While we succeeded in our human census, the work of the Divine census must continue long after Census 2020 and long before Census 2030. We, not God, must continue the work with the same intentionality we applied to Census 2020.

In her most recent book, “The Sum of Us: What Racism Costs Everyone and How We Can Prosper Together,” Heather McGhee proves how the impact of racism costs all of us, not just those who are the object of racism. While she proposes the “solidarity dividend,” I suggested to her that we can nuance the phrase to be the “solidarity redemption.” You see, when the Hebrew slaves left Egypt some 3,000 years ago, we did not leave by ourselves. Without checking off a box on a form to see what race, ethnicity, gender identity, sexual identity, country of origin they were, a mixed multitude of people were a part of our “we.” All of us, the sum of us, made it through the plagues, got to the water’s edge, were confronted by Pharoah, marched through the mud, helped each other as we fell and rose together, and finally the sum of us, all of us, danced on the other shore of the sea as we continued our journeys through all the challenges of living together in community.

Our Center for Loving Kindness vision for Pittsburgh is that each and every one of us will be able to assess our local economic, housing, educational, employment, social, cultural, religious and health circumstances and wholeheartedly declare: “I belong to Pittsburgh. Pittsburgh belongs to me. We belong to each other.” We will state it because it will be true as a result of our shared efforts to help “…every individual stand tall in the knowledge that they are loved, cherished, held special by God, and not merely a number, a cipher, among the thousands and millions.”
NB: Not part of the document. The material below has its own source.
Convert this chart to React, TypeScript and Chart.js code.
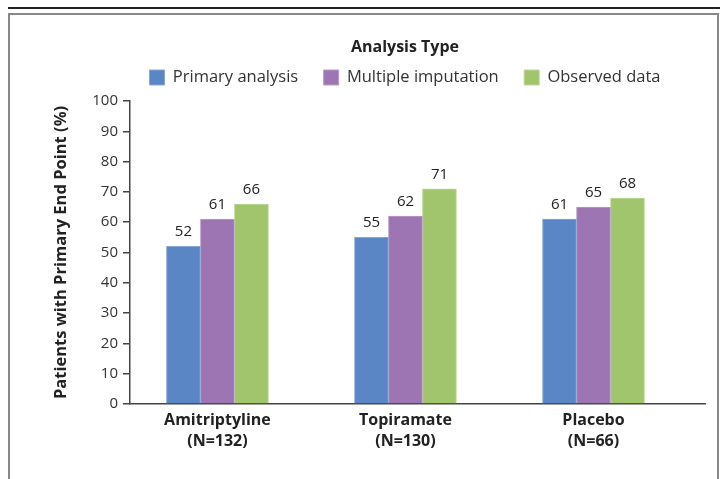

It will be true because even though humans count humans, we will lift up every head so that we see our neighbors as “neighbors qua moral concept” and not just numbers. It is all about the sum of us, not just some of us. PJC

Rabbi Ron Symons is the senior director of Jewish life at the JCC of Greater Pittsburgh, where he is the founding director of the Center for Loving Kindness. This column is a service of the Greater Pittsburgh Rabbinic Association.